The next morning, Viola wakes anxious and fearful that her chance at working on the project is slipping away. In the dining room, the teams sit separately again. Viola decides not to tell FlyButter about the sabotage plan, fearing that open warfare would ruin her opportunity to work on the game.


Jesse abruptly stands and addresses both teams, publicly denouncing any plan to sabotage the collaboration. He declares that if they fail to work together, a larger studio will get the project instead of either team, and he threatens to address anyone who jeopardizes the opportunity. He stares directly at John


Viola spontaneously stands and announces that FlyButter’s position is the same. Mike supports them, threatening to fire uncooperative employees. Otto then issues the same ultimatum to Nephilim, stating that, as usual, “what Jesse says, goes” (63). Jesse directly challenges John, who meekly states he has no comments. The confrontation clears the air, and Viola feels genuinely hopeful about the collaboration for the first time.

Chapters 1-6 Analysis

The novella grounds its central romantic relationship within the high-stakes, competitive culture of the video game development industry, and uses this backdrop to amplify romance genre conventions. In the opening chapters, Viola reflects on the demanding culture of game design and recalls her first meeting with Jesse during an interview in which a sexist CEO dismissed her portfolio with derogatory comments. When their rival studios, FlyButter and Nephilim, are forced into a joint mountain retreat to secure the Limerence 3 contract, this professional friction intensifies. By embedding systemic gender discrimination and demanding work environments into Viola’s backstory, the narrative gives her career ambitions tangible weight and raises the stakes of her “enemies-to-lovers” romantic arc with Jesse. Her drive to succeed is framed as a navigation of a hostile industry rather than merely a personal goal. This workplace setting of an isolated mountain lodge provides a high-pressure foundation for the “forced proximity” trope, and the characters’ professional rivalry naturally fuels their interpersonal tension. The friction is structural, institutional, and gendered, which makes Viola’s stakes clear from the outset.


The fractured dynamic between Viola and Jesse is driven by the theme of The Cost of Misperception in Building Relationships, a rift that the narrative explores through the recurring motifs of coldness and warmth. Viola’s internal monologue is consumed by her interpretation of Jesse’s past actions, specifically his disgusted refusal to kiss her under mistletoe and his subsequent declaration that he wanted nothing to do with her. His behavior, from his politeness in the car to his curt promise to stay out of her way at the lodge, is filtered through this lens of rejection. This perceived coldness mirrors their emotional disconnect and reinforces Viola’s sense of isolation. Her assumption that his actions stem from disdain traps her in a state of hypervigilant but limited perspective, preventing her from seeing any alternative explanation for his behavior. Because their relationship is built on unverified assumptions, the narrative shows how a lack of direct communication solidifies false narratives and sustains their six-year distance. When Viola grabs Jesse’s wrist in the library, and he forcefully pulls away, she again reads his reaction as anger, misinterpreting the physical effect her touch has on him. These initial interactions establish the depth of the rift between them, setting the stage for their eventual connection.
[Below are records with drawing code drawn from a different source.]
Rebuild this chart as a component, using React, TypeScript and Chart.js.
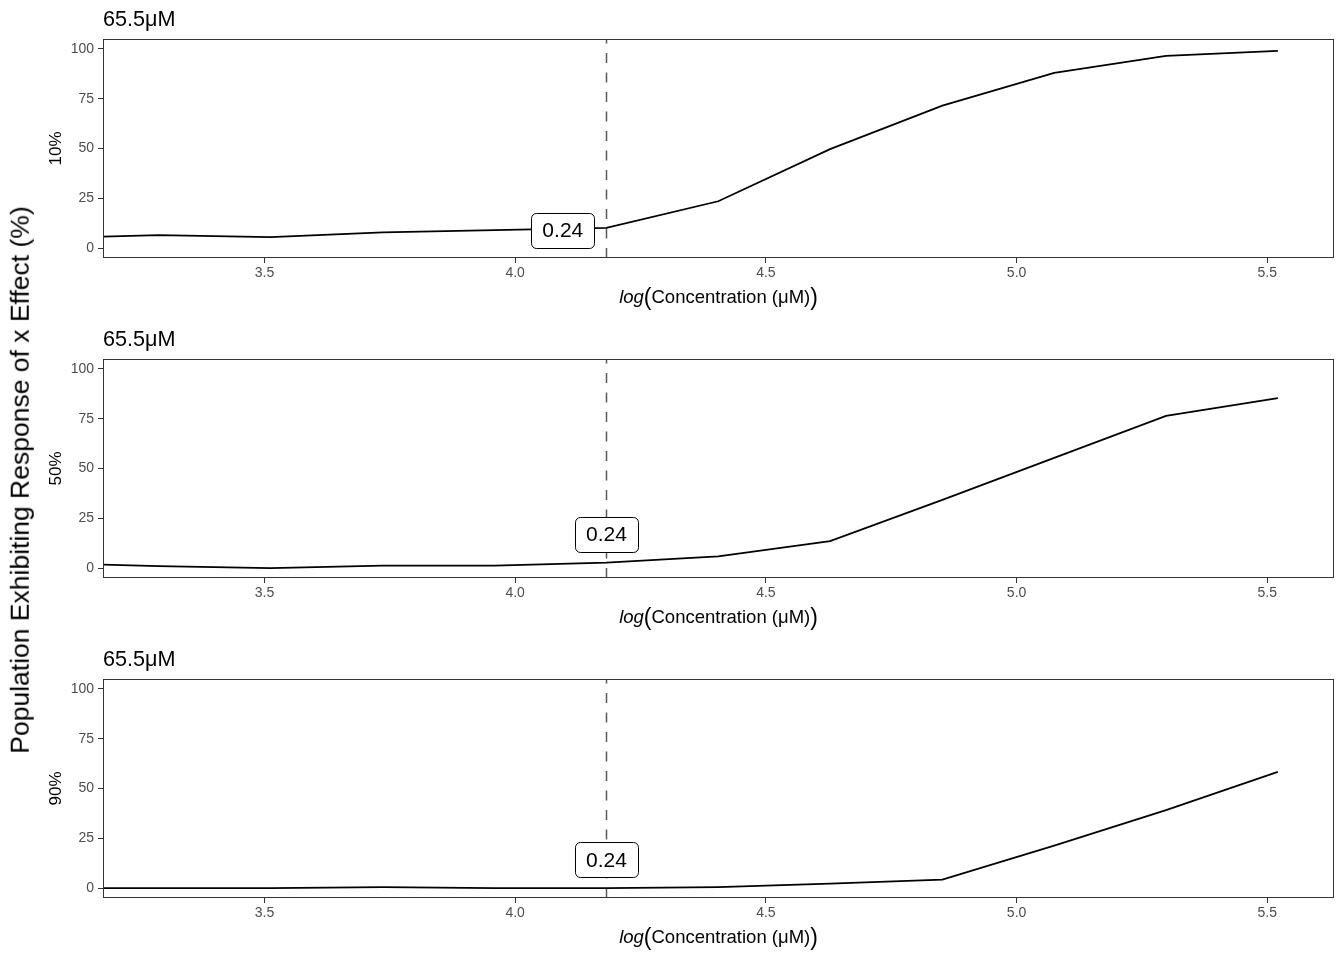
import React, { useEffect, useRef } from "react";
import { Chart, registerables } from "chart.js";

Chart.register(...registerables);

const FONT = "'Liberation Sans', Arial, Helvetica, sans-serif";

// ---- data ----
const logConcentration = [3.066, 3.289, 3.512, 3.736, 3.959, 4.182, 4.405, 4.628, 4.852, 5.075, 5.298, 5.521];
const response10 = [4.9, 6.5, 5.5, 7.9, 9.0, 10.1, 23.5, 49.7, 71.5, 88.0, 96.5, 99.0];
const response50 = [2.4, 1.0, 0.0, 1.2, 1.2, 2.7, 5.9, 13.5, 34.2, 55.3, 76.4, 85.3];
const response90 = [0.0, 0.0, 0.0, 0.5, 0.0, 0.0, 0.5, 2.2, 4.2, 21.3, 39.1, 58.4];
const panelSeries = [response10, response50, response90];
const panelLabels = ["10%", "50%", "90%"];
const panelTitle = "65.5μM";
const markerLogConc = 4.182;
const markerText = "0.24";
const markerLabelX = [4.095, 4.182, 4.182];
const markerLabelY = [8.8, 16.8, 14.1];
const xTicks = [3.5, 4.0, 4.5, 5.0, 5.5];
const yTicks = [0, 25, 50, 75, 100];
const xMin = 3.178;
const xMax = 5.633;
const yMin = -5;
const yMax = 105;
const globalYLabel = "Population Exhibiting Response of x Effect (%)";
const xTitleFn = "log";
const xTitleArg = "Concentration (μM)";

function Panel({ index }: { index: number }) {
  const ref = useRef<HTMLCanvasElement | null>(null);

  useEffect(() => {
    const canvas = ref.current;
    if (!canvas) return;
    const series = panelSeries[index];

    const decor = {
      id: "panelDecor",
      beforeDatasetsDraw(chart: any) {
        const { ctx, chartArea: a, scales } = chart;
        const x = Math.round(scales.x.getPixelForValue(markerLogConc)) + 0.5;
        ctx.save();
        ctx.strokeStyle = "#595959";
        ctx.lineWidth = 1.5;
        ctx.setLineDash([10, 9.5]);
        ctx.beginPath();
        ctx.moveTo(x, a.bottom);
        ctx.lineTo(x, a.top);
        ctx.stroke();
        ctx.restore();
      },
      afterDatasetsDraw(chart: any) {
        const { ctx, scales } = chart;
        const cx = scales.x.getPixelForValue(markerLabelX[index]);
        const cy = scales.y.getPixelForValue(markerLabelY[index]);
        ctx.save();
        ctx.font = `21px ${FONT}`;
        const tw = ctx.measureText(markerText).width;
        const w = tw + 22;
        const h = 35;
        ctx.beginPath();
        ctx.roundRect(Math.round(cx - w / 2) + 0.5, Math.round(cy - h / 2) + 0.5, Math.round(w), h, 5);
        ctx.fillStyle = "#ffffff";
        ctx.fill();
        ctx.strokeStyle = "#000000";
        ctx.lineWidth = 1;
        ctx.stroke();
        ctx.fillStyle = "#000000";
        ctx.textAlign = "center";
        ctx.textBaseline = "middle";
        ctx.fillText(markerText, cx, cy + 1);
        ctx.restore();
      },
      afterDraw(chart: any) {
        const { ctx, chartArea: a } = chart;
        ctx.save();
        // panel border
        ctx.strokeStyle = "#333333";
        ctx.lineWidth = 1;
        ctx.strokeRect(Math.round(a.left) + 0.5, Math.round(a.top) + 0.5, Math.round(a.right - a.left) - 1, Math.round(a.bottom - a.top) - 1);
        // panel title
        ctx.fillStyle = "#000000";
        ctx.textBaseline = "alphabetic";
        ctx.textAlign = "left";
        ctx.font = `21.6px ${FONT}`;
        ctx.fillText(panelTitle, a.left, 26);
        // x axis title: italic log + big parens
        const normal = `18.5px ${FONT}`;
        const italic = `italic 18.5px ${FONT}`;
        const big = `23px ${FONT}`;
        ctx.font = italic;
        const wFn = ctx.measureText(xTitleFn).width;
        ctx.font = normal;
        const wArg = ctx.measureText(xTitleArg).width;
        ctx.font = big;
        const wL = ctx.measureText("(").width;
        const wR = ctx.measureText(")").width;
        const total = wFn + wL + wArg + wR;
        let x = (a.left + a.right) / 2 - total / 2;
        const by = a.bottom + 45;
        ctx.font = italic;
        ctx.fillText(xTitleFn, x, by);
        x += wFn;
        ctx.font = big;
        ctx.fillText("(", x, by + 1.5);
        x += wL;
        ctx.font = normal;
        ctx.fillText(xTitleArg, x, by);
        x += wArg;
        ctx.font = big;
        ctx.fillText(")", x, by + 1.5);
        ctx.restore();
      },
    };

    const tickFont = { family: FONT, size: 14 };
    const chart = new Chart(canvas, {
      type: "line",
      data: {
        datasets: [
          {
            data: logConcentration.map((x, i) => ({ x, y: series[i] })),
            borderColor: "#000000",
            borderWidth: 1.8,
            pointRadius: 0,
            tension: 0,
            fill: false,
            clip: 0,
          } as any,
        ],
      },
      options: {
        animation: false,
        responsive: false,
        events: [],
        layout: { padding: { left: 44, right: 10, top: 39, bottom: 0 } },
        plugins: {
          legend: { display: false },
          tooltip: { enabled: false },
          title: { display: false },
        },
        scales: {
          x: {
            type: "linear",
            min: xMin,
            max: xMax,
            afterBuildTicks: (s: any) => {
              s.ticks = xTicks.map((v) => ({ value: v }));
            },
            afterFit: (s: any) => {
              s.height = 62;
            },
            grid: { drawOnChartArea: false, drawTicks: true, tickLength: 5, tickColor: "#333333", tickWidth: 1 },
            border: { display: false },
            ticks: {
              color: "#4d4d4d",
              font: tickFont,
              padding: 2,
              maxRotation: 0,
              autoSkip: false,
              callback: (v: any) => Number(v).toFixed(1),
            },
          },
          y: {
            type: "linear",
            min: yMin,
            max: yMax,
            afterBuildTicks: (s: any) => {
              s.ticks = yTicks.map((v) => ({ value: v }));
            },
            afterFit: (s: any) => {
              s.width = 59;
            },
            grid: { drawOnChartArea: false, drawTicks: true, tickLength: 5, tickColor: "#333333", tickWidth: 1 },
            border: { display: false },
            ticks: {
              color: "#4d4d4d",
              font: tickFont,
              padding: 4,
              autoSkip: false,
              callback: (v: any) => String(v),
            },
            title: {
              display: true,
              text: panelLabels[index],
              color: "#000000",
              font: { family: FONT, size: 17 },
              padding: { top: 2, bottom: 0 },
            },
          },
        },
      } as any,
      plugins: [decor],
    });
    return () => chart.destroy();
  }, [index]);

  return (
    <canvas
      ref={ref}
      width={1344}
      height={320}
      style={{ position: "absolute", left: 0, top: index * 320, width: 1344, height: 320 }}
    />
  );
}

export default function App() {
  return (
    <div style={{ position: "absolute", left: 0, top: 0, width: 1344, height: 960, background: "#ffffff", overflow: "hidden" }}>
      {[0, 1, 2].map((i) => (
        <Panel key={i} index={i} />
      ))}
      <div
        style={{
          position: "absolute",
          left: 20,
          top: 480,
          transform: "translate(-50%, -50%) rotate(-90deg)",
          whiteSpace: "nowrap",
          fontFamily: FONT,
          fontSize: 26.5,
          lineHeight: 1,
          color: "#000000",
        }}
      >
        {globalYLabel}
      </div>
    </div>
  );
}
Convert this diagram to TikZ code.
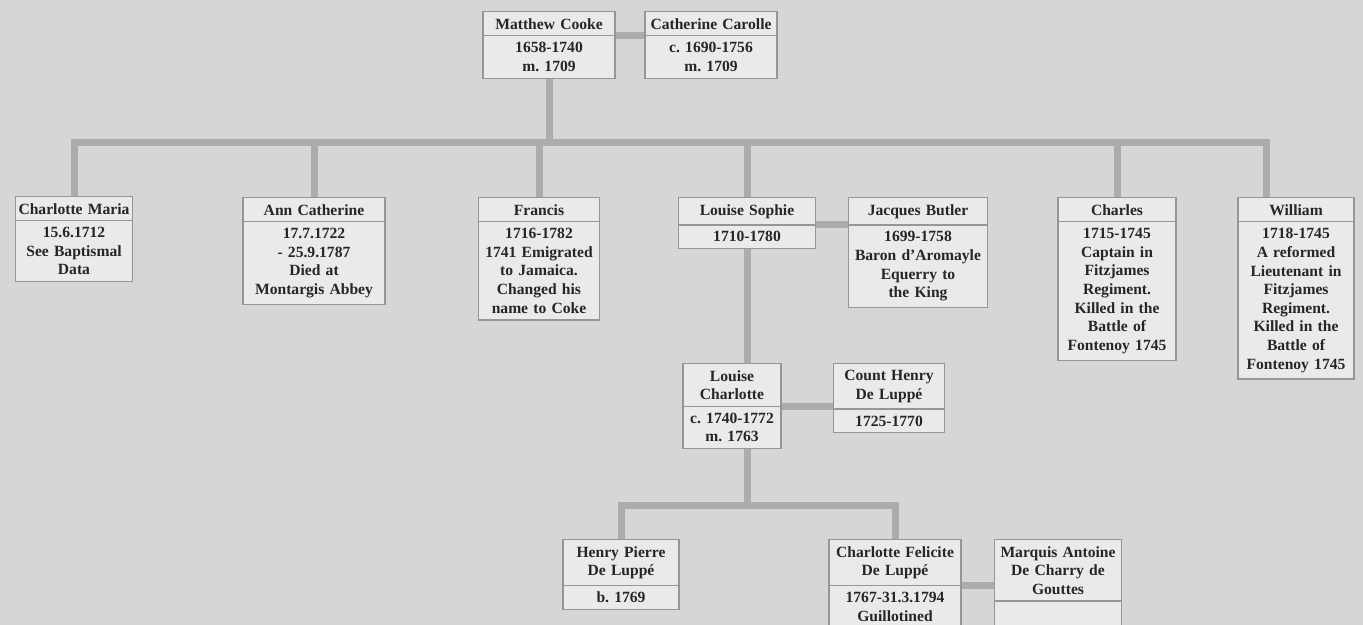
\documentclass[tikz,border=0pt]{standalone}
\usepackage{fontspec}
\setmainfont{Liberation Serif}
\usepackage{tikz}
\usetikzlibrary{shapes.multipart, calc}

\definecolor{pagebg}{RGB}{214,214,214}
\definecolor{boxbg}{RGB}{234,234,234}
\definecolor{boxline}{RGB}{150,150,150}
\definecolor{linkgray}{RGB}{172,172,172}
\definecolor{inkgray}{RGB}{38,38,38}

\tikzset{
  person/.style={rectangle split, rectangle split parts=2, draw=boxline,
    fill=boxbg, line width=0.6pt, inner xsep=1pt, inner ysep=3pt,
    align=center, anchor=north, text=inkgray,
    font=\fontsize{7.8}{9.3}\selectfont\bfseries},
  link/.style={draw=linkgray, line width=3.5pt}
}

\begin{document}
\frenchspacing
\begin{tikzpicture}[x=0.5pt, y=-0.5pt]
  \fill[pagebg] (0,0) rectangle (1363,625);
  \clip (0,0) rectangle (1363,625);
  \coordinate (T1) at (0,143);
  \coordinate (T2) at (0,505);

  \node[person, text width=64pt] (MC) at (549,11) {Matthew Cooke \nodepart{two} 1658-1740\\ m. 1709};
  \node[person, text width=64pt] (CC) at (711,11) {Catherine Carolle \nodepart{two} c. 1690-1756\\ m. 1709};

  \node[person, text width=56.4pt] (CM) at (74,196) {Charlotte Maria \nodepart{two} 15.6.1712\\ See Baptismal\\ Data};
  \node[person, text width=69pt] (AC) at (314,197) {Ann Catherine \nodepart{two} 17.7.1722\\ - 25.9.1787\\ Died at\\ Montargis Abbey};
  \node[person, text width=58.4pt] (F) at (539,197) {Francis \nodepart{two} 1716-1782\\ 1741 Emigrated\\ to Jamaica.\\ Changed his\\ name to Coke};
  \node[person, text width=66.4pt] (LS) at (747,197) {Louise Sophie \nodepart{two} 1710-1780};
  \node[person, text width=67.4pt] (JB) at (918,197) {Jacques Butler \nodepart{two} 1699-1758\\ Baron d’Aromayle\\ Equerry to\\ the King};
  \node[person, text width=57pt] (C) at (1117,197) {Charles \nodepart{two} 1715-1745\\ Captain in\\ Fitzjames\\ Regiment.\\ Killed in the\\ Battle of\\ Fontenoy 1745};
  \node[person, text width=56pt] (W) at (1296,197) {William \nodepart{two} 1718-1745\\ A reformed\\ Lieutenant in\\ Fitzjames\\ Regiment.\\ Killed in the\\ Battle of\\ Fontenoy 1745};

  \node[person, text width=47pt] (LC) at (732,363) {Louise\\ Charlotte \nodepart{two} c. 1740-1772\\ m. 1763};
  \node[person, text width=53.4pt] (HD) at (889,363) {Count Henry\\ De Luppé \nodepart{two} 1725-1770};

  \node[person, text width=56pt] (HP) at (621,539) {Henry Pierre\\ De Luppé \nodepart{two} b. 1769};
  \node[person, text width=64pt] (CF) at (895,539) {Charlotte Felicite\\ De Luppé \nodepart{two} 1767-31.3.1794\\ Guillotined};
  \node[person, text width=61.4pt] (MA) at (1058,539) {Marquis Antoine\\ De Charry de\\ Gouttes \nodepart{two} \rule{0pt}{16pt}};

  % couples
  \draw[link] (MC.text split east) -- (CC.text split west);
  \draw[link] (LS.text split east) -- (JB.text split west);
  \draw[link] (LC.text split east) -- (LC.text split east -| HD.west);
  \draw[link] (CF.text split east) -- (CF.text split east -| MA.west);

  % children
  \draw[link] (MC.south) -- (MC.south |- T1);
  \draw[link] (CM.north) |- ([xshift=-15pt]W.north |- T1) -- ([xshift=-15pt]W.north);
  \foreach \n in {AC,F,LS,C}
    \draw[link] (\n.north) -- (\n.north |- T1);
  \draw[link] (LS.south) -- (LS.south |- LC.north);
  \draw[link] (LS.south |- LC.south) -- (LS.south |- T2);
  \draw[link] (HP.north) |- (CF.north |- T2) -- (CF.north);
\end{tikzpicture}
\end{document}
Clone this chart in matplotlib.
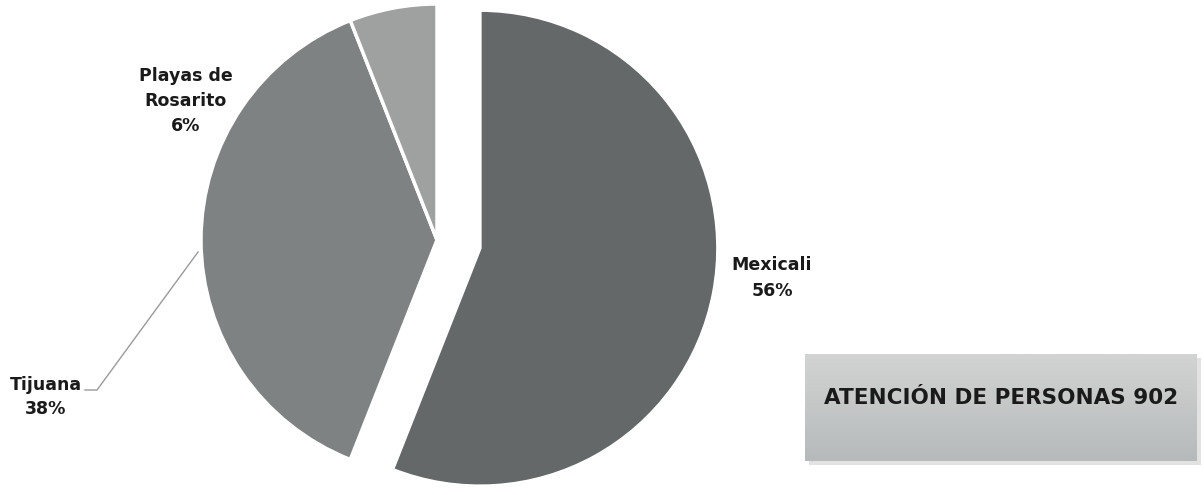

The transition from corporate hostility to potential partnership begins with the teams’ arrival at the mountain lodge, which becomes an isolating pressure cooker for the rival teams. The studio executives mandate the winter retreat to test if FlyButter and Nephilim can co-develop a major game, effectively trapping the warring developers together in a remote setting to find out if they can successfully collaborate. The lodge’s contained environment strips away employees’ daily routines and workplace culture, but the close proximity creates immediate friction. The physical confinement of the snowbound lodge accelerates inevitable clashes, such as the segregated dining tables, yet also leads to swift resolutions, culminating in Viola overhearing a plot to sabotage the collaboration so Nephilim can claim the project. Jesse’s response to this crisis develops his character when he issues an unexpected public ultimatum to his team the next morning, threatening to “swiftly” discipline anyone who undermines the joint endeavor. His commitment to their collaboration as the key to mutual success and his direct confrontation of the issue reveal his integrity, which also underpins his interactions and misunderstanding with Viola. Jesse’s defense of the collaboration reorients the teams’ focus from zero-sum competition to shared survival, underscoring the theme of The Interplay of Rivalry and Collaboration in Creative Fields. His willingness to confront his own colleagues publicly shifts the retreat’s dynamic from adversarial posturing to pragmatic cooperation.


The fictional book series The Limerence Saga is introduced as a narrative device that connects the characters’ intimate histories to their professional aspirations. Viola views the prospect of designing the new game as a tribute to her late father, with whom she shared the novels during her childhood. Her deep emotional investment makes the prospect of collaborating with Nephilim feel particularly threatening. Yet, when she storms into the lodge library to confront Jesse about his team’s sabotage, she discovers him reading a “well-loved copy” of the saga’s first installment, with “the corners scuffed by constant use” (56). This discovery complicates Viola’s perception of Jesse as a cold designer who is focused on combat games. It signals that he shared a hidden, parallel reverence for the same imaginative world she holds sacred, elevating the text from a mere intellectual property into a shared emotional language. This reveal introduces the theme of Shared Passion as a Bridge Between the Personal and Professional. By centering their conflict around a mutually beloved narrative, the text suggests that a shared personal and artistic passion can dismantle years of professional enmity, laying the groundwork for creative synergy and a personal truce.